Deswegen sind wir aber auch nicht auf der Wurschtbrühe rum geschwommen. Viele hatten Westfernsehen, keiner gab es zu, alle wußten es, denn der Antennenwald auf den Häusern war nicht zu übersehen. Wir lebten nach dem Motto: Jeder macht was er will, keiner macht was er soll (da war dann die Stasi vor) und alle machen mit.
Couture hätte mir aber damals schon gefallen, so als fruchtiger Chypre. Ich bin ja schon mit Schüpre am Nuckel um den Christbaum gerannt.
Die Mode war grottig. Der Minirock begann sich zu verabschieden. Mädchen und Frauen konnten sich nicht entscheiden, ob sie noch Mini tragen sollten oder Midi oder doch lieber Maxi. Frau und Mann jeglichen Alters trugen Schlaghosen. Die Haare der Jungs in meinem Freundeskreis wurden immer länger. Meine Oma nannte sie schlichtweg Gammler. „Guck Dir doch die zottligen Luder mal an, die sehn´aus wie die Steinzeitmenschen.“ Na klar, weil Steinzeitmenschen vor 15000 Jahren Schlaghosen und Hemden mit meterlangen Kragenecken trugen.
Mein Opa (war Schneidermeister) nähte mir lange Westen, wegen meiner kurzen Röcke und der Schamhaftigkeit. „ Das ist doch keen Rock, sondern een breiter Jürtel. Da kann man ja, wenn de Dich bückst, sehn wo Karfunkel brennt!“ Oma schenkte mir Schlüpfer aus Angorawolle," damit de Dir nich erkältest", die ich absichtlich zu heiß wusch.
Im Radio hörten wir die Puhdys und auf RIAS die Stones.
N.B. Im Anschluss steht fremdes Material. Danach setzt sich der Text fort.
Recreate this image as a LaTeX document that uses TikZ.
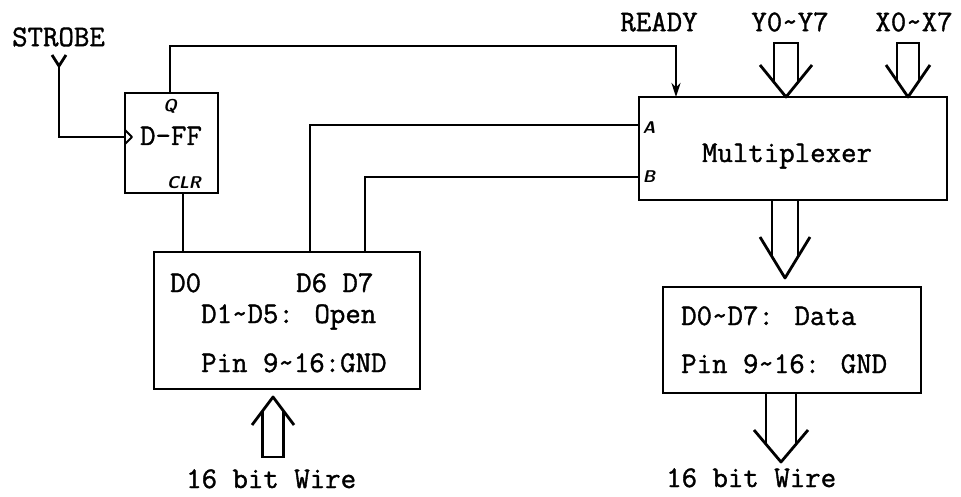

Wobei sich Maschine (der Leadsänger der Puhdys) und Mick Jagger an Häßlichket überboten. Als ich mal zu einer Freundin, Stones Fan, sagte, daß ich mir den Jagger nicht mal schön saufen könnte, hätte sie mich fast vermöbelt.
Couture erschien in einem Jahrzehnt als die Aera der Donnerdüfte und Komachypres noch nicht angebrochen war. Die narkotisierten die Menschheit erst in den 80ern.
Trotzdem ist Couture kein zartes Früchtchen. Der fruchtige Einstieg, in dem Gardenie etwas dominiert, unterscheidet sich von typischen zitruslastigen Kopfnoten vieler Chypres. Auch die leichte Pudernote durch die Iris und die fein verbauten anderen Blüten verhindern, daß Couture zu einem Donnerchypre mutiert.
So richtig offenbart sich Couture erst im Herz, holzig, grünlich, waldig. Da haben wir ihn dann!
Hätte ich den Duft damals gekannt und die Möglichkeit gehabt ihn zu kaufen , ich hätte es getan.
Leider oder zum Glück wird er nicht mehr produziert. Soll er in Frieden ruhen. Das ist immernoch besser als unter altem Namen und totkastriert wieder aufzuerstehen.